Through searching our archives we have discovered that there were eight members of the Quatt parish, in which Dudmaston resides, who perished as a direct result of the conflict. Geoffrey often mentions them and sends his personal messages to their families, many of whom were tenants of the estate.

However, he also experienced two very poignant and personal losses; his cousins Francis and Philip Malcolm Wolryche-Whitmore, with whom he had enjoyed a close friendship with throughout his childhood and adult life.

The story of Philip is, we think, particularly relevant to the artwork created by the university students. He had served as an officer but on feeling he wasn’t contributing enough resigned his commission and re-enlisted as a private soldier.
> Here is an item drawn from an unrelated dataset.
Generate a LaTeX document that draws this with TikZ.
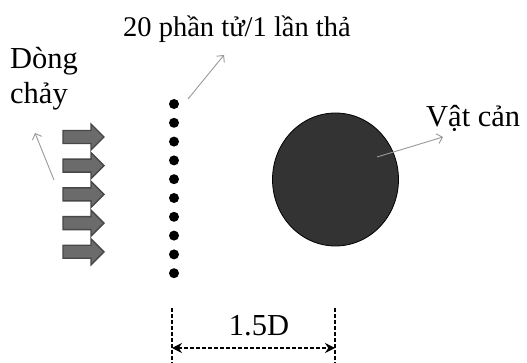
\documentclass[tikz,border=0pt]{standalone}
\usepackage{fontspec}
\setmainfont{Liberation Serif}
\usetikzlibrary{arrows.meta,shapes.geometric}
\tikzset{
  lbl/.style={inner sep=0pt, anchor=base west, font=\fontsize{30.5}{35}\selectfont},
  pointer/.style={draw=black!40, line width=0.9pt, -{Straight Barb[length=5pt,width=10pt]}},
  particle/.style={circle, fill=black, inner sep=0pt, minimum size=10pt},
  flowarrow/.style={fill=black!58, draw=black!72, line width=1.4pt, line join=miter},
  dimline/.style={draw=black, line width=1.1pt, dash pattern=on 3.5pt off 2.5pt},
  dimarrow/.style={dimline, {Stealth[length=10pt,width=10pt]}-{Stealth[length=10pt,width=10pt]}}
}
\begin{document}
\begin{tikzpicture}[x=1pt,y=-1pt]
\useasboundingbox (0,0) rectangle (527,363);
% texts
\node[lbl, font=\fontsize{28.5}{32}\selectfont] (top) at (123,37) {20 phần tử/1 lần thả};
\node[lbl] (dong) at (10,69) {Dòng};
\node[lbl] (chay) at (10,104) {chảy};
\node[lbl] (vat) at (426,127) {Vật cản};
% particles
\foreach \i in {0,...,9} {
  \node[particle] (p\i) at (174,{104+\i*18.8}) {};
}
% flow arrows
\foreach \i in {0,...,4} {
  \pgfmathsetmacro{\yc}{137+\i*28.7}
  \draw[flowarrow] (63,\yc-6.5) -- (91,\yc-6.5) -- (91,\yc-13) -- (104,\yc) -- (91,\yc+13) -- (91,\yc+6.5) -- (63,\yc+6.5) -- cycle;
}
% obstacle
\node[ellipse, draw=black, line width=0.8pt, fill=black!80, minimum width=126pt, minimum height=133pt, inner sep=0pt] (obs) at (335.5,179.5) {};
% pointers
\coordinate (flowA) at (54,180);
\coordinate (flowB) at (35,133);
\draw[pointer] (flowA) -- (flowB);
\coordinate (partA) at (188,99);
\coordinate (partB) at (224,55);
\draw[pointer] (partA) -- (partB);
\coordinate (obsA) at (377,157);
\coordinate (obsB) at (443,137);
\draw[pointer] (obsA) -- (obsB);
% dimension
\coordinate (d1t) at (172,308);
\coordinate (d1b) at (172,363);
\coordinate (d2t) at (335,308);
\coordinate (d2b) at (335,363);
\draw[dimline] (d1t) -- (d1b);
\draw[dimline] (d2t) -- (d2b);
\coordinate (a1) at (172,348);
\coordinate (a2) at (335,348);
\draw[dimarrow] (a1) -- (a2);
\node[inner sep=0pt, anchor=base, font=\fontsize{30.5}{35}\selectfont] (dim) at (259,335) {1.5D};
\end{tikzpicture}
\end{document}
Serving at the Somme with the 42nd Trench Mortar Battery, Royal Field Artillery, he was killed in action on 1 August 1918 and is buried at Bertrancourt Military Cemetery.

Geoffrey’s writes home:

I found a wire from father saying Philip had been killed. Poor Aunt B and Uncle M, they were devoted and so wrapped up in P especially since Francis was killed in B.E.A. I have had no particulars as to how it happened. Our first cousins have indeed suffered. I always think Philip did a real fine thing, when after being an officer, and when all the glamour of war was a thing of the past, he decided to enlist as a private soldier – no-one could do more and I should say no-one would have made a better hand at it, or put up with privations and hardships more willingly. I only hope he wasn’t wounded. They would hate to feel he had been in pain.

The Artists

The artwork has been created by First Year ‘Theatre, Performance and Event Design’ students, on a budget of only £450, drawing on inspiration from the work of leading war poets Wilfred Owen, Woodbine Willy and Charles Hamilton Sorley, who all wrote about the shocking and traumatic horrors of life in the trenches.

Students, Grace Westwood, Lauren Duff, Lucy Hancock, Katie Skeys and Bennie Fung spent a full day at Dudmaston re-creating life-size trenches, an officer’s dug-out, a machine gun post and injured soldiers out of brown paper, giving a touching snapshot into a ‘typical’ day on the notorious battlefield that was the Somme. The attention to detail is a fascinating journey through time for visitors to experience.

Bennie explained: “The original design was inspired by the fact that the history of The Great War itself is such a key part of English culture. Being from Hong Kong it is rare to see such patriotism exhibited in a population and it is truly touching as an artist, or even as a bystander.

"The biggest challenge when rebuilding the set came from the change in the size of the venue.” (From a large sports hall to our Old Kitchen) “The tone of the set is immediately shifted and it was quite challenging to adapt the original designs to the actual room."

Lucy added: “I never expected the response that we’ve received from the…project. I’m happy that it’s been moved here now so that more people can view and enjoy it."

RAF Shawbury

The artwork was initially created with the intention that it would only be displayed for two weeks and then be re-cycled but 660 Squadron Army Air Corps (AAC) of the Defence Helicopter Flying Training School based at RAF Shawbury were so intrigued by the display that they wished to ‘save’ it. The artwork was brought across to the base and installed in the Officer’s Mess in time for a regimental dinner.

However, it could not remain there and when we heard about the story we were curious to know what the plans were for the artwork and contacted the base to find out more. Our Old Kitchen was rather a blank space for 2014, awaiting re-display this coming winter and with Sir George’s patronage of up and coming artists and also the family stories related to the war in mind, we knew that we could perhaps offer it a perfect ‘last resting place’. The squadron were thrilled and, knowing the work of the National Trust as a conservation charity, were keen to for us to give the artwork a final home for more people to see, thus kindly gifting it to the property.

The artwork can now be found in the Old Kitchen at Dudmaston, where it will stay available for visitors to view, Sunday to Thursday each week until the Hall closes on 31 October. The students have asked that after this it be destroyed in memory of those who lost their lives on the Somme. We will try to think of a fitting way for such an evocative and touching piece of artwork to go.

While it is here with us we do hope that you enjoy it.